To be done: Pictures in the data should be dropped; transcribe exactly the lines from the one that has "Write a web" through the one that has "const y = d3.scaleLinear().domain([0, 20]).range([544, 29]);".
═════ Given entries ═════
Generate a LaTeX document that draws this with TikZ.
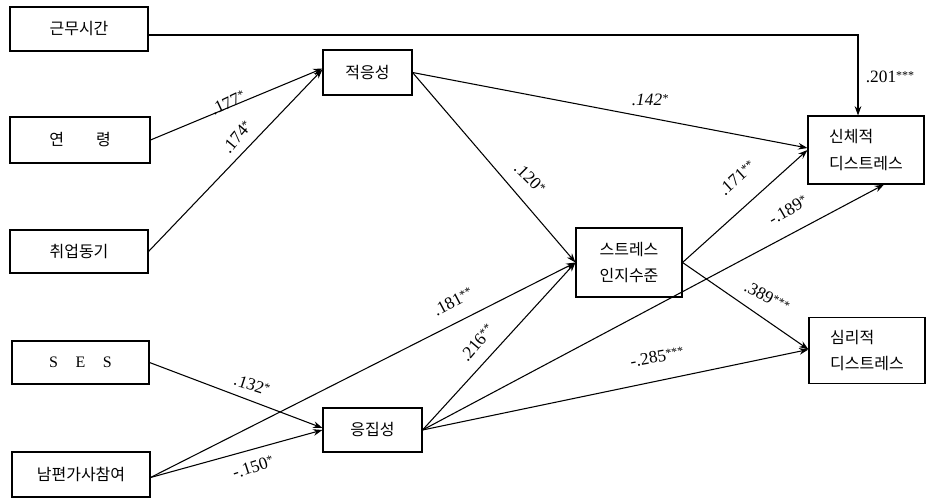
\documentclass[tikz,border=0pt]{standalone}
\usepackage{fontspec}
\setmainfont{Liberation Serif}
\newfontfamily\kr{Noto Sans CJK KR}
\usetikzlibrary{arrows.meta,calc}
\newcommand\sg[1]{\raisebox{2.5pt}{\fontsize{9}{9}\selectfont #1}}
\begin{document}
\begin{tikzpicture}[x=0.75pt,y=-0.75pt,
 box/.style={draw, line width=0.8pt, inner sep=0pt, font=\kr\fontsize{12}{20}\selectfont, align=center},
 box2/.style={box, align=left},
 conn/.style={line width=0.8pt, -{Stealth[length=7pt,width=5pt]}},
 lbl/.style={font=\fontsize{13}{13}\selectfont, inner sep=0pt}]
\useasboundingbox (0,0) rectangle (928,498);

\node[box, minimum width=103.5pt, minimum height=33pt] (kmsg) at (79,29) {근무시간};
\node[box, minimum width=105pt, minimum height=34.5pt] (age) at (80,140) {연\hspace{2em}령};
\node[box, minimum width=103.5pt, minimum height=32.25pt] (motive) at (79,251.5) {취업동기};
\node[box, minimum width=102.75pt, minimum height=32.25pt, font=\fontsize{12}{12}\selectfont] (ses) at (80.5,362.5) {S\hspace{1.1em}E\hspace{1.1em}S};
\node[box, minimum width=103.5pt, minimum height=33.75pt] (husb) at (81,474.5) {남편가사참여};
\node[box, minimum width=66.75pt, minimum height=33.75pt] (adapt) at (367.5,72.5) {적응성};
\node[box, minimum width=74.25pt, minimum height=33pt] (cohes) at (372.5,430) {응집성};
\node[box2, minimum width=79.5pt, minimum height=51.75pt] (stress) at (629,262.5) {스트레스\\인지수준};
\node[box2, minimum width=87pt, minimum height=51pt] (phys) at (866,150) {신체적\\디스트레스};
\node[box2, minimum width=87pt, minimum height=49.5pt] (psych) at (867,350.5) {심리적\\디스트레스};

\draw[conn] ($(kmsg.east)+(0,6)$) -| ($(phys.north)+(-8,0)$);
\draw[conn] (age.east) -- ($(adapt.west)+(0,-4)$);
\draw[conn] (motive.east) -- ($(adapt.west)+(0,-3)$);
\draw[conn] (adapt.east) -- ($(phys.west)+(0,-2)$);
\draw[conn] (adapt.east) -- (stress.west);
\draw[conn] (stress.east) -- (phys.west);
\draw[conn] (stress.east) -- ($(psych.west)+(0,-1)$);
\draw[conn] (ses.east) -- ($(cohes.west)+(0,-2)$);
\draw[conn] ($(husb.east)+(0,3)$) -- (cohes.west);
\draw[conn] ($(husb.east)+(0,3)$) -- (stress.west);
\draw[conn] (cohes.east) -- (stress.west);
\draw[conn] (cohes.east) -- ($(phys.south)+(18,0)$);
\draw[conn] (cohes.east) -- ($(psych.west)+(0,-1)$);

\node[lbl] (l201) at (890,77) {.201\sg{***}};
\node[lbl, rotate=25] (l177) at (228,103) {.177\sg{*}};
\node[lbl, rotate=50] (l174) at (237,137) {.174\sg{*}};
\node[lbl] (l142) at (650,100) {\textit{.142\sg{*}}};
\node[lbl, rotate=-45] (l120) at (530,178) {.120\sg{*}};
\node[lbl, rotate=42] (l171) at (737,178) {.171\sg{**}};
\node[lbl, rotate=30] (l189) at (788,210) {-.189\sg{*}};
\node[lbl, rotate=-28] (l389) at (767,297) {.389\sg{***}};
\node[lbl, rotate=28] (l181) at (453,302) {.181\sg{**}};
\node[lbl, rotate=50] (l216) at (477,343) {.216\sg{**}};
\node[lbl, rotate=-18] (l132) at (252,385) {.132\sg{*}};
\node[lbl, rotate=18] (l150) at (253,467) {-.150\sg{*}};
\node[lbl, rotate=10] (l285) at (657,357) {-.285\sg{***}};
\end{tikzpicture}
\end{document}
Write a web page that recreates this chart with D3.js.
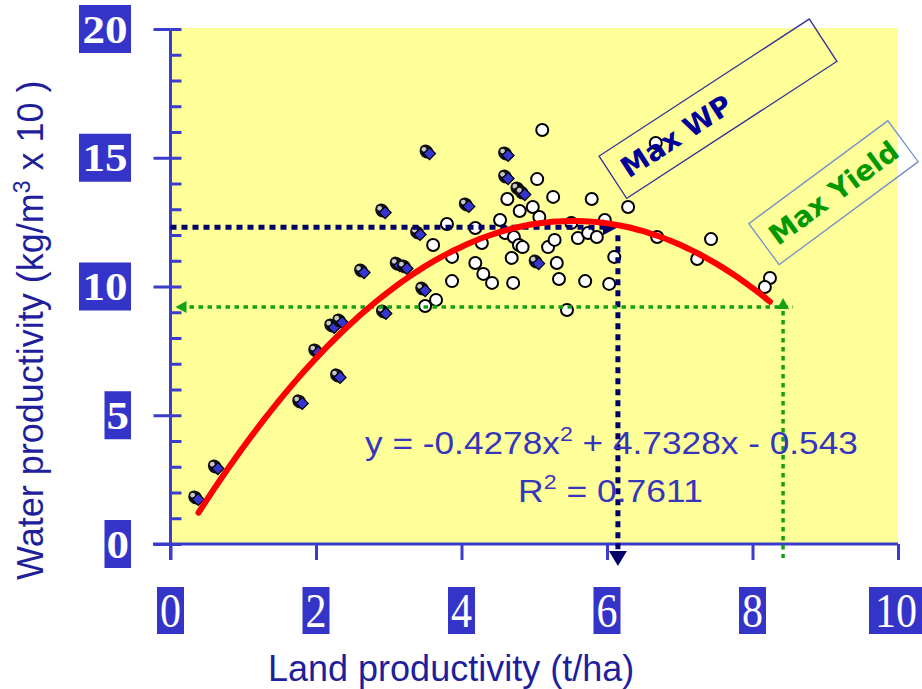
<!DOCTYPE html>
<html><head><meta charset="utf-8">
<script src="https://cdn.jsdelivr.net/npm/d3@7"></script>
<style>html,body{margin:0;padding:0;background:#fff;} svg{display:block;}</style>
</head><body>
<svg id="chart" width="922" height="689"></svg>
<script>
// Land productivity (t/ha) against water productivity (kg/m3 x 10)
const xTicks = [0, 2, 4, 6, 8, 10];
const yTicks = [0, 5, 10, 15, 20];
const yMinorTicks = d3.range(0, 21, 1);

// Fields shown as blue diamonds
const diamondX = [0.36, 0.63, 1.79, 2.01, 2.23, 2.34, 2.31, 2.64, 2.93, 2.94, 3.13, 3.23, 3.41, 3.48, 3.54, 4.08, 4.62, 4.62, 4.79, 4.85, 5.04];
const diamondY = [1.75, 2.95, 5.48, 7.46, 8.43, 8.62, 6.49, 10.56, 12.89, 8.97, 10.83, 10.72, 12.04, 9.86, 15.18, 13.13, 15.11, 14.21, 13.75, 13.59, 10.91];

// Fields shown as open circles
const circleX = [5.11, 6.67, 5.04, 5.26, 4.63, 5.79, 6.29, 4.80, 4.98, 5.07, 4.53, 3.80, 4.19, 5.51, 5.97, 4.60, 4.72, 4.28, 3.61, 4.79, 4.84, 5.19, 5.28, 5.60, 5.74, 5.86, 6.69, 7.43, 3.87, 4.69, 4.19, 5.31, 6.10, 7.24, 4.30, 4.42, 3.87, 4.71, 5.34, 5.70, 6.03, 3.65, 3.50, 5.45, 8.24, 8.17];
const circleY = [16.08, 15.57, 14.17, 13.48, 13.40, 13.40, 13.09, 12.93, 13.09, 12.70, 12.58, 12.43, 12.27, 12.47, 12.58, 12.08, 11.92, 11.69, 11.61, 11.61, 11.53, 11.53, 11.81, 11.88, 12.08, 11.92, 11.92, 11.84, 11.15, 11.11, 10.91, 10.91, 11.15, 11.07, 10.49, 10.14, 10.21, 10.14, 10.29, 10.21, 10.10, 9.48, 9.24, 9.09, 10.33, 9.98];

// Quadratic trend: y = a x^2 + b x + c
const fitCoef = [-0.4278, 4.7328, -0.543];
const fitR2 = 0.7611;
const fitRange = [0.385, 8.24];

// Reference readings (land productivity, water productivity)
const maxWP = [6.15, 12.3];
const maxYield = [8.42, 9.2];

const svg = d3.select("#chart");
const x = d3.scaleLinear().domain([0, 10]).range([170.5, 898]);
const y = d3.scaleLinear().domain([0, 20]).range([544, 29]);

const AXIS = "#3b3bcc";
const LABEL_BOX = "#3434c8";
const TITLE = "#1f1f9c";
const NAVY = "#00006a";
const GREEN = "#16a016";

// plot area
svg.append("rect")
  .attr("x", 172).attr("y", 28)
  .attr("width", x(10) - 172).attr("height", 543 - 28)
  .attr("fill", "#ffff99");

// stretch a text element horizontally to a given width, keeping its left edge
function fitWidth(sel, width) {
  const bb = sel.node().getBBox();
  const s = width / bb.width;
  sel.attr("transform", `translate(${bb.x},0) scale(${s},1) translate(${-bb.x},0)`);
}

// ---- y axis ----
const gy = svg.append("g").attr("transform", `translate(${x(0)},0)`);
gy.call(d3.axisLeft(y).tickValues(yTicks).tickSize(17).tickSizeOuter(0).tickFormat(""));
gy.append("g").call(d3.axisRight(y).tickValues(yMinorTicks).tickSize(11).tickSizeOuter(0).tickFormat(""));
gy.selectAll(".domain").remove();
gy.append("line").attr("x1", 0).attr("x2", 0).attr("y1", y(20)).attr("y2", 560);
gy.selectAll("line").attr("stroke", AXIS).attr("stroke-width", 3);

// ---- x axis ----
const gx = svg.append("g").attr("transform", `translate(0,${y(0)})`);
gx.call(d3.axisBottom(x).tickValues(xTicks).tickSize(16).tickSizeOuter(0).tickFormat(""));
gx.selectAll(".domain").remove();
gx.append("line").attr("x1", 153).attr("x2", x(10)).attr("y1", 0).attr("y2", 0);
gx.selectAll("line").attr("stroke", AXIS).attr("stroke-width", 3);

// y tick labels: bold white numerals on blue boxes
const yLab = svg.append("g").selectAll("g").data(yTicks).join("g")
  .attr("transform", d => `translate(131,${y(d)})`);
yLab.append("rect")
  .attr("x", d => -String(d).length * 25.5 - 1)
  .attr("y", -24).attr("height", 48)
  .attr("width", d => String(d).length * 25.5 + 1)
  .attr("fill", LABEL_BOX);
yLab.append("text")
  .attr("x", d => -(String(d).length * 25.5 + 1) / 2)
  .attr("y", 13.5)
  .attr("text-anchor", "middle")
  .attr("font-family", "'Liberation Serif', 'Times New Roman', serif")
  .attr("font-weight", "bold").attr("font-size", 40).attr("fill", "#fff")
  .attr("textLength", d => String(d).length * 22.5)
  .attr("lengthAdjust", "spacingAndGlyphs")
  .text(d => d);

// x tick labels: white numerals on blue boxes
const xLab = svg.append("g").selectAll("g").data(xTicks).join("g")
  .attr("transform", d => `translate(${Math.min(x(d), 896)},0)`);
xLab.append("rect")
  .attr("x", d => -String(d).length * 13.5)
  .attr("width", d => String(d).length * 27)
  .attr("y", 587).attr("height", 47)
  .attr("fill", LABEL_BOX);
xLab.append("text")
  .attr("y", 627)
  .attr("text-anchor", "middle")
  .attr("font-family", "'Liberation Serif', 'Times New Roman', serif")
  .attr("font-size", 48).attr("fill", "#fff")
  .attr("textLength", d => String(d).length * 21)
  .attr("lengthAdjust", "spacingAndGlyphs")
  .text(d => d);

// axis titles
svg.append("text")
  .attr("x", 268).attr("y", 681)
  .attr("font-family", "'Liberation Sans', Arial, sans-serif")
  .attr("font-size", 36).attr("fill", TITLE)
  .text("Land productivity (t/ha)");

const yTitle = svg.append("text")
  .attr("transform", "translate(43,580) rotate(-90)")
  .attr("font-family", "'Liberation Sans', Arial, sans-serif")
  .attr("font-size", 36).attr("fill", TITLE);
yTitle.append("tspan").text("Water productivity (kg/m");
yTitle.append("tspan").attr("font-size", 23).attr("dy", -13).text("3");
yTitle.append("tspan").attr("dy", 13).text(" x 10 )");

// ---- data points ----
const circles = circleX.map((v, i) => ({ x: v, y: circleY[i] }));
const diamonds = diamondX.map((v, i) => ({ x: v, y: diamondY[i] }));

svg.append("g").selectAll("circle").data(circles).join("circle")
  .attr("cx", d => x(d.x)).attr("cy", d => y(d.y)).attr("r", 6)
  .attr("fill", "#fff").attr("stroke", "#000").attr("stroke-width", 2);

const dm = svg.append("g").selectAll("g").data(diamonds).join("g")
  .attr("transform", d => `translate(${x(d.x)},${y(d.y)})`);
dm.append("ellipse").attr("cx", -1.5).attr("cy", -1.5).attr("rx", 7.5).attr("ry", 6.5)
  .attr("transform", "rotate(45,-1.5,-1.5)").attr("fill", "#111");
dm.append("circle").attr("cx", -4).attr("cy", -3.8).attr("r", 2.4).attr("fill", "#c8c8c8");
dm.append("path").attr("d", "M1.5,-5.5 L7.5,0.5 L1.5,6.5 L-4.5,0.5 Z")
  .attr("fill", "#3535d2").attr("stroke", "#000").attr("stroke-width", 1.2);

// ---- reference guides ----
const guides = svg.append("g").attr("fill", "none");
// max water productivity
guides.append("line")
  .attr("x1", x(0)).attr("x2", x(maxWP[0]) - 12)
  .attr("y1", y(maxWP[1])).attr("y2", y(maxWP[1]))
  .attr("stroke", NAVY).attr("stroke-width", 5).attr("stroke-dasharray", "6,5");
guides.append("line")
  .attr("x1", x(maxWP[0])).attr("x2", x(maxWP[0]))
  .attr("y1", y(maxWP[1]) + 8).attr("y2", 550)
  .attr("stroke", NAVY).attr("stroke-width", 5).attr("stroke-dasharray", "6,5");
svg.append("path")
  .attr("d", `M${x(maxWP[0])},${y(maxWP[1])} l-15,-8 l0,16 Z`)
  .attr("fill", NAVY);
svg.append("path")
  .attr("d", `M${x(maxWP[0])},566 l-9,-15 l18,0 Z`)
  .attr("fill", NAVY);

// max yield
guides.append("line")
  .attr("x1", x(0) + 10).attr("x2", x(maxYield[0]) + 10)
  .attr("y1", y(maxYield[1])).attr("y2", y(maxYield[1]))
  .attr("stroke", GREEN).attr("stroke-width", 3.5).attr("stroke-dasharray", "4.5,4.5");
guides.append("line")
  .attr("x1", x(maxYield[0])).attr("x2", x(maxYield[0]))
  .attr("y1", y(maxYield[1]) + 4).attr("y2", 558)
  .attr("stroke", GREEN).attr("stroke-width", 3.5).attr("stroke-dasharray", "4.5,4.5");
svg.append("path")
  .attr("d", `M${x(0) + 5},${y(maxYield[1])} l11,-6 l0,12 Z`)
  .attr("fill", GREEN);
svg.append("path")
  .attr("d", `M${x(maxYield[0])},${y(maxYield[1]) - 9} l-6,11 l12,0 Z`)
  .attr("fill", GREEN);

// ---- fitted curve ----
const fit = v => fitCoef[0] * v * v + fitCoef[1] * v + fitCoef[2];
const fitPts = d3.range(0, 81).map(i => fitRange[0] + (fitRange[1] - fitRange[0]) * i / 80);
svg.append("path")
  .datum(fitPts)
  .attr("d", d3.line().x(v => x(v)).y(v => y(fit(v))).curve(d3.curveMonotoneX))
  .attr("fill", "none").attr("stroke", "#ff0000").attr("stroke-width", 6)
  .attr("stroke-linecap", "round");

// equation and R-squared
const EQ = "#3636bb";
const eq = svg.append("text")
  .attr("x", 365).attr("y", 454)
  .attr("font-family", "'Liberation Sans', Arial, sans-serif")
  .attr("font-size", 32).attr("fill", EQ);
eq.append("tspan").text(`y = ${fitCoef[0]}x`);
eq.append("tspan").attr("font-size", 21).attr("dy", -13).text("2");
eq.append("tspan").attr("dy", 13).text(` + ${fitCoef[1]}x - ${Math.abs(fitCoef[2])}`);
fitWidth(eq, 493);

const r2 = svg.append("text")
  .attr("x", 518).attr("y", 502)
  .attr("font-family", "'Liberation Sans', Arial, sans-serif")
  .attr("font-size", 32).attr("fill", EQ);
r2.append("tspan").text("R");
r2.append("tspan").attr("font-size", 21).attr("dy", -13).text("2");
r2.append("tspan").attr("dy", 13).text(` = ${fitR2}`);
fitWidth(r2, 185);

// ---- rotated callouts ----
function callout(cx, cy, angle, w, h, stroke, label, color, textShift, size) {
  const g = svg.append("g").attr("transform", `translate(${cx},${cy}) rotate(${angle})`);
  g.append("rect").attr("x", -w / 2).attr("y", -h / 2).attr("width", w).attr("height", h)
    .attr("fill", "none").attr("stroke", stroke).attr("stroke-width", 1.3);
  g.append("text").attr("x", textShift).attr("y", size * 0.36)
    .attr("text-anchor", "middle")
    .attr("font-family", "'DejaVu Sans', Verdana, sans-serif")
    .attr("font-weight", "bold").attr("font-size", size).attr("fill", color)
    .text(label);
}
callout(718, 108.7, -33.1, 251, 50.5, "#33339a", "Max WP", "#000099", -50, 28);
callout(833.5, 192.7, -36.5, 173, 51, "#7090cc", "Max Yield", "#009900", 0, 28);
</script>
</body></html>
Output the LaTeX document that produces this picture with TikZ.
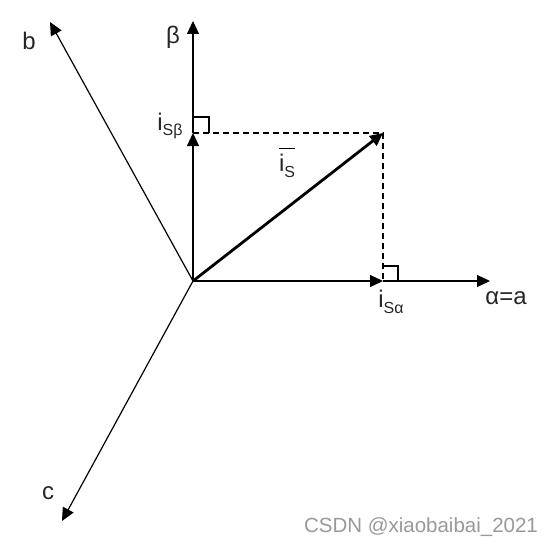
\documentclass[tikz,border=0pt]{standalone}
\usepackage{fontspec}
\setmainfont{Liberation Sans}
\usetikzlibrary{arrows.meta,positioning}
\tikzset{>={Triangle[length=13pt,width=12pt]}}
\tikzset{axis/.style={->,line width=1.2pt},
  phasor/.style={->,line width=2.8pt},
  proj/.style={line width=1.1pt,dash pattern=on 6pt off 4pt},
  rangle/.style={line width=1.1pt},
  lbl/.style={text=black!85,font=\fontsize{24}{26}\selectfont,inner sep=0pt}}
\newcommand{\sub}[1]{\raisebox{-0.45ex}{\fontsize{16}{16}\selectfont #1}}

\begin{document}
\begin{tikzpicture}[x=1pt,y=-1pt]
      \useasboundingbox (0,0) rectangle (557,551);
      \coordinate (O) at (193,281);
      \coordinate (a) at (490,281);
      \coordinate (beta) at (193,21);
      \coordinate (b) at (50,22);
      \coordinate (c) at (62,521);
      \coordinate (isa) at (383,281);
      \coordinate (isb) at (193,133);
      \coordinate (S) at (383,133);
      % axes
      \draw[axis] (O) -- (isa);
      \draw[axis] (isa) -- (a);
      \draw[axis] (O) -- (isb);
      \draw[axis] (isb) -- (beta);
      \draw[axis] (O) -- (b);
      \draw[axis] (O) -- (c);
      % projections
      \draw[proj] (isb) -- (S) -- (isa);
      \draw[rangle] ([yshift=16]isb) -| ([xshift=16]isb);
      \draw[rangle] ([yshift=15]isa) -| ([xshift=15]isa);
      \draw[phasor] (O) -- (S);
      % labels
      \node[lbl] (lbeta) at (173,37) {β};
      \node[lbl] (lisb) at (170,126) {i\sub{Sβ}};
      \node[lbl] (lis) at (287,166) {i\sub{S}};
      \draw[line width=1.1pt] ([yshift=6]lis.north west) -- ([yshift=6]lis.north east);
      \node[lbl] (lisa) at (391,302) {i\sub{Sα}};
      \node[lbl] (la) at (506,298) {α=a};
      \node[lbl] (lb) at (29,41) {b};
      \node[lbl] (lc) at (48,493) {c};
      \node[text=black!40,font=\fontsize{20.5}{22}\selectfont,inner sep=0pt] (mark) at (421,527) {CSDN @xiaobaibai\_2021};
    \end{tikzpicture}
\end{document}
═════
Exercise answer:
Write a web page that recreates this chart with D3.js.
<!DOCTYPE html>
<html><head><meta charset="utf-8">
<script src="https://cdn.jsdelivr.net/npm/d3@7"></script>
<style>html,body{margin:0;padding:0;background:#fff;} svg{display:block;}</style>
</head><body>
<svg id="chart" width="922" height="689"></svg>
<script>
// Land productivity (t/ha) against water productivity (kg/m3 x 10)
const xTicks = [0, 2, 4, 6, 8, 10];
const yTicks = [0, 5, 10, 15, 20];
const yMinorTicks = d3.range(0, 21, 1);

// Fields shown as blue diamonds
const diamondX = [0.36, 0.63, 1.79, 2.01, 2.23, 2.34, 2.31, 2.64, 2.93, 2.94, 3.13, 3.23, 3.41, 3.48, 3.54, 4.08, 4.62, 4.62, 4.79, 4.85, 5.04];
const diamondY = [1.75, 2.95, 5.48, 7.46, 8.43, 8.62, 6.49, 10.56, 12.89, 8.97, 10.83, 10.72, 12.04, 9.86, 15.18, 13.13, 15.11, 14.21, 13.75, 13.59, 10.91];

// Fields shown as open circles
const circleX = [5.11, 6.67, 5.04, 5.26, 4.63, 5.79, 6.29, 4.80, 4.98, 5.07, 4.53, 3.80, 4.19, 5.51, 5.97, 4.60, 4.72, 4.28, 3.61, 4.79, 4.84, 5.19, 5.28, 5.60, 5.74, 5.86, 6.69, 7.43, 3.87, 4.69, 4.19, 5.31, 6.10, 7.24, 4.30, 4.42, 3.87, 4.71, 5.34, 5.70, 6.03, 3.65, 3.50, 5.45, 8.24, 8.17];
const circleY = [16.08, 15.57, 14.17, 13.48, 13.40, 13.40, 13.09, 12.93, 13.09, 12.70, 12.58, 12.43, 12.27, 12.47, 12.58, 12.08, 11.92, 11.69, 11.61, 11.61, 11.53, 11.53, 11.81, 11.88, 12.08, 11.92, 11.92, 11.84, 11.15, 11.11, 10.91, 10.91, 11.15, 11.07, 10.49, 10.14, 10.21, 10.14, 10.29, 10.21, 10.10, 9.48, 9.24, 9.09, 10.33, 9.98];

// Quadratic trend: y = a x^2 + b x + c
const fitCoef = [-0.4278, 4.7328, -0.543];
const fitR2 = 0.7611;
const fitRange = [0.385, 8.24];

// Reference readings (land productivity, water productivity)
const maxWP = [6.15, 12.3];
const maxYield = [8.42, 9.2];

const svg = d3.select("#chart");
const x = d3.scaleLinear().domain([0, 10]).range([170.5, 898]);
const y = d3.scaleLinear().domain([0, 20]).range([544, 29]);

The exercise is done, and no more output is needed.